━━ SUPPLIED MATERIAL ━━

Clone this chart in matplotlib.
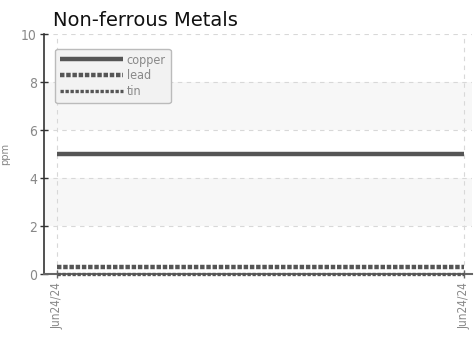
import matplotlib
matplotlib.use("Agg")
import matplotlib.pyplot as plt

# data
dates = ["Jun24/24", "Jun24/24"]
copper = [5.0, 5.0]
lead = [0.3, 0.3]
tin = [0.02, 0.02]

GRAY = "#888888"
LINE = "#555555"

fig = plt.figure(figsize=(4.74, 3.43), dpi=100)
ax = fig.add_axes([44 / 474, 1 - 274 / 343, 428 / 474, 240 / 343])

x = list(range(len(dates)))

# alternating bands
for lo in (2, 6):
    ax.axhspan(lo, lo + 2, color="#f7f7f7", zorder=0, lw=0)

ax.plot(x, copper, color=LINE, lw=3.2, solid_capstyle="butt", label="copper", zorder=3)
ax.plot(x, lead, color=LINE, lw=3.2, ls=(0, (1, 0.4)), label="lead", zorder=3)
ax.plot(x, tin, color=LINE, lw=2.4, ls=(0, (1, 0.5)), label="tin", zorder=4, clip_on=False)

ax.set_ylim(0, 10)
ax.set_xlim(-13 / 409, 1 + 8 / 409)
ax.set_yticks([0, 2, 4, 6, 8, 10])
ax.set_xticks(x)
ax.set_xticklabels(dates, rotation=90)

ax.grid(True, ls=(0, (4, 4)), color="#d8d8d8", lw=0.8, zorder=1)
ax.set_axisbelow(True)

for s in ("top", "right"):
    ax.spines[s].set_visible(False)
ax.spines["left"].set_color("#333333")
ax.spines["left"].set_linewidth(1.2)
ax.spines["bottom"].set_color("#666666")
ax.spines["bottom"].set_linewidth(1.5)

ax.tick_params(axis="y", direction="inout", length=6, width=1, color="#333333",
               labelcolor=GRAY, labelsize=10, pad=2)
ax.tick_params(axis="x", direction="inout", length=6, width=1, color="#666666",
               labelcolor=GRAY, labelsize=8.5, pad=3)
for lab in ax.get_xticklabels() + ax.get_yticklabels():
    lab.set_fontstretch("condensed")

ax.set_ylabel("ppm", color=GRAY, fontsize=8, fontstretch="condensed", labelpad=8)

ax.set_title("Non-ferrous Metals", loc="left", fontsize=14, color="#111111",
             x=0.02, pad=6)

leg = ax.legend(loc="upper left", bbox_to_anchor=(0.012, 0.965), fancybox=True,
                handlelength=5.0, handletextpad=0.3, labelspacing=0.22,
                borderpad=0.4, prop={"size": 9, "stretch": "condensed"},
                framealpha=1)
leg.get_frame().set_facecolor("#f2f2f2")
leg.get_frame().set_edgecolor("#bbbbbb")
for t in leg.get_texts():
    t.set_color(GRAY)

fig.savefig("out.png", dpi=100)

━━━

> [INSTRUCTIONS FOR THE TASK]:
Without the images, write out each line of the data verbatim.

> [REPLY TO THE TASK]:
Clone this chart in matplotlib.
import matplotlib
matplotlib.use("Agg")
import matplotlib.pyplot as plt

# data
dates = ["Jun24/24", "Jun24/24"]
copper = [5.0, 5.0]
lead = [0.3, 0.3]
tin = [0.02, 0.02]

GRAY = "#888888"
LINE = "#555555"

fig = plt.figure(figsize=(4.74, 3.43), dpi=100)
ax = fig.add_axes([44 / 474, 1 - 274 / 343, 428 / 474, 240 / 343])

x = list(range(len(dates)))

# alternating bands
for lo in (2, 6):
    ax.axhspan(lo, lo + 2, color="#f7f7f7", zorder=0, lw=0)

ax.plot(x, copper, color=LINE, lw=3.2, solid_capstyle="butt", label="copper", zorder=3)
ax.plot(x, lead, color=LINE, lw=3.2, ls=(0, (1, 0.4)), label="lead", zorder=3)
ax.plot(x, tin, color=LINE, lw=2.4, ls=(0, (1, 0.5)), label="tin", zorder=4, clip_on=False)

ax.set_ylim(0, 10)
ax.set_xlim(-13 / 409, 1 + 8 / 409)
ax.set_yticks([0, 2, 4, 6, 8, 10])
ax.set_xticks(x)
ax.set_xticklabels(dates, rotation=90)

ax.grid(True, ls=(0, (4, 4)), color="#d8d8d8", lw=0.8, zorder=1)
ax.set_axisbelow(True)

for s in ("top", "right"):
    ax.spines[s].set_visible(False)
ax.spines["left"].set_color("#333333")
ax.spines["left"].set_linewidth(1.2)
ax.spines["bottom"].set_color("#666666")
ax.spines["bottom"].set_linewidth(1.5)

ax.tick_params(axis="y", direction="inout", length=6, width=1, color="#333333",
               labelcolor=GRAY, labelsize=10, pad=2)
ax.tick_params(axis="x", direction="inout", length=6, width=1, color="#666666",
               labelcolor=GRAY, labelsize=8.5, pad=3)
for lab in ax.get_xticklabels() + ax.get_yticklabels():
    lab.set_fontstretch("condensed")

ax.set_ylabel("ppm", color=GRAY, fontsize=8, fontstretch="condensed", labelpad=8)

ax.set_title("Non-ferrous Metals", loc="left", fontsize=14, color="#111111",
             x=0.02, pad=6)

leg = ax.legend(loc="upper left", bbox_to_anchor=(0.012, 0.965), fancybox=True,
                handlelength=5.0, handletextpad=0.3, labelspacing=0.22,
                borderpad=0.4, prop={"size": 9, "stretch": "condensed"},
                framealpha=1)
leg.get_frame().set_facecolor("#f2f2f2")
leg.get_frame().set_edgecolor("#bbbbbb")
for t in leg.get_texts():
    t.set_color(GRAY)

fig.savefig("out.png", dpi=100)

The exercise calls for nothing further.